-- start of Records to process --

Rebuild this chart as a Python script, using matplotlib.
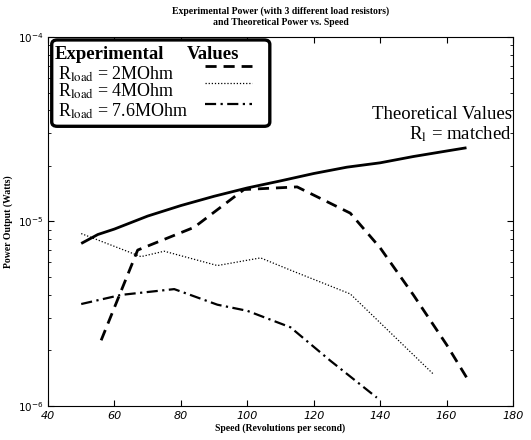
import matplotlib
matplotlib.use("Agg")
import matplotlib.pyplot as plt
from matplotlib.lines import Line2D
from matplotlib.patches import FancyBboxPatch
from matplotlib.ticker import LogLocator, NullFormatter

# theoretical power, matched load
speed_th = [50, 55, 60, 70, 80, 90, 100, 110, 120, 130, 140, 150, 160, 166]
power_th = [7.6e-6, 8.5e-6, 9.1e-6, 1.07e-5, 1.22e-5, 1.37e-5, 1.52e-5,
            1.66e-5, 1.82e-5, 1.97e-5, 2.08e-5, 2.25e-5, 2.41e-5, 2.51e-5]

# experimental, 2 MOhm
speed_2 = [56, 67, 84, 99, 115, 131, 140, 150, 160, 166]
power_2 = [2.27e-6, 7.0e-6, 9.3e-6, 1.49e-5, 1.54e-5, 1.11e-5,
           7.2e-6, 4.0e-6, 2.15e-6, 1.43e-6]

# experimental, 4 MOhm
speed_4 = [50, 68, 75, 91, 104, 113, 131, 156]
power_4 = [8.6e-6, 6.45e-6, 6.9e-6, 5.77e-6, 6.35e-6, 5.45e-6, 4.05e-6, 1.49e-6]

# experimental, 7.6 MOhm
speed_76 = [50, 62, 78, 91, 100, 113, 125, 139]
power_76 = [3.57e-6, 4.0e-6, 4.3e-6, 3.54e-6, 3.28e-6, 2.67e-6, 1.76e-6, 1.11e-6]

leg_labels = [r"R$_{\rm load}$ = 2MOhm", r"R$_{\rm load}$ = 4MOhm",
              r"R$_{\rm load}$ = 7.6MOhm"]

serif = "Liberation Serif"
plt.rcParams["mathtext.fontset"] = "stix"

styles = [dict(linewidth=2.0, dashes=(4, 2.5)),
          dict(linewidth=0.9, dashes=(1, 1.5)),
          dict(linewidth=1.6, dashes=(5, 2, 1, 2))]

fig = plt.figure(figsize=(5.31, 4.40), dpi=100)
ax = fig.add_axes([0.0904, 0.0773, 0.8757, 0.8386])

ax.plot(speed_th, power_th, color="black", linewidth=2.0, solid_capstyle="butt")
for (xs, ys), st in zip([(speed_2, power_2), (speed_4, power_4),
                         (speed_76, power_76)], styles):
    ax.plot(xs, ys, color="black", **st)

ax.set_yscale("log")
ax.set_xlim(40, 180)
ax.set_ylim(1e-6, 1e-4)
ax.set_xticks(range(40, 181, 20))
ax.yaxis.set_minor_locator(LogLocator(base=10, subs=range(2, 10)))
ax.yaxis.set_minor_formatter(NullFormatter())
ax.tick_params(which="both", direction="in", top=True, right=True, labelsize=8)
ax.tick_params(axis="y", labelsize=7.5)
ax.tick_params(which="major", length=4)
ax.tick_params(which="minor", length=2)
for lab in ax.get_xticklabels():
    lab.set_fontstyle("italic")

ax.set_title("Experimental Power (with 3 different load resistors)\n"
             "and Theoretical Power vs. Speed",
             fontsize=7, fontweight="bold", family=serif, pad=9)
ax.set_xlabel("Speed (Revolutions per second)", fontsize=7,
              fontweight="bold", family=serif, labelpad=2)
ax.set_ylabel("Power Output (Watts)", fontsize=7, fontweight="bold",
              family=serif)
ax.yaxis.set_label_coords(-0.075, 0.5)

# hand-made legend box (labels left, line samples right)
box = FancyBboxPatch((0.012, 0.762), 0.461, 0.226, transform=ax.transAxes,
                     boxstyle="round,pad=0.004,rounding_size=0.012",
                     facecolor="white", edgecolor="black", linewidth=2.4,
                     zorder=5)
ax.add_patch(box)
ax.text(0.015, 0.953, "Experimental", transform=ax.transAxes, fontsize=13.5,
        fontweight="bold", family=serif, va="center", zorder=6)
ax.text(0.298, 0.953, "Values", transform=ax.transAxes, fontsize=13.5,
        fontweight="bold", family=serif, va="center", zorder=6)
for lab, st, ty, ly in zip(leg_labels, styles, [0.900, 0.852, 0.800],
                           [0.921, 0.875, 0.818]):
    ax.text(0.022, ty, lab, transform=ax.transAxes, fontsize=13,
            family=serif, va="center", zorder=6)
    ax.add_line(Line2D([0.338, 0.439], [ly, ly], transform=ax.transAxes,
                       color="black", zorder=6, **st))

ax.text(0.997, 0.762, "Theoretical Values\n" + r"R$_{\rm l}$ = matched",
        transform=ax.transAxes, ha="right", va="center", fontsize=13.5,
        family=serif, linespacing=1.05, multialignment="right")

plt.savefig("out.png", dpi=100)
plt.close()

-- end of Records to process --
-- start of Records to process --

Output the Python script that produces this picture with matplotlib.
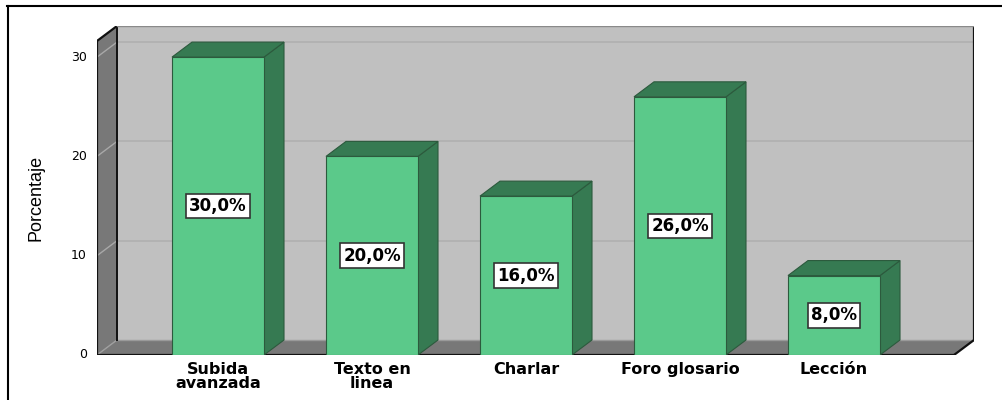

-- end of Records to process --

● Written exercise
Whenever "matplotlib" turns up in a line, pick that line out.

● Correct response
Rebuild this chart as a Python script, using matplotlib.
import matplotlib
matplotlib.use("Agg")
import matplotlib.pyplot as plt
from matplotlib.lines import Line2D
from matplotlib.patches import FancyBboxPatch
from matplotlib.ticker import LogLocator, NullFormatter
Output the Python script that produces this picture with matplotlib.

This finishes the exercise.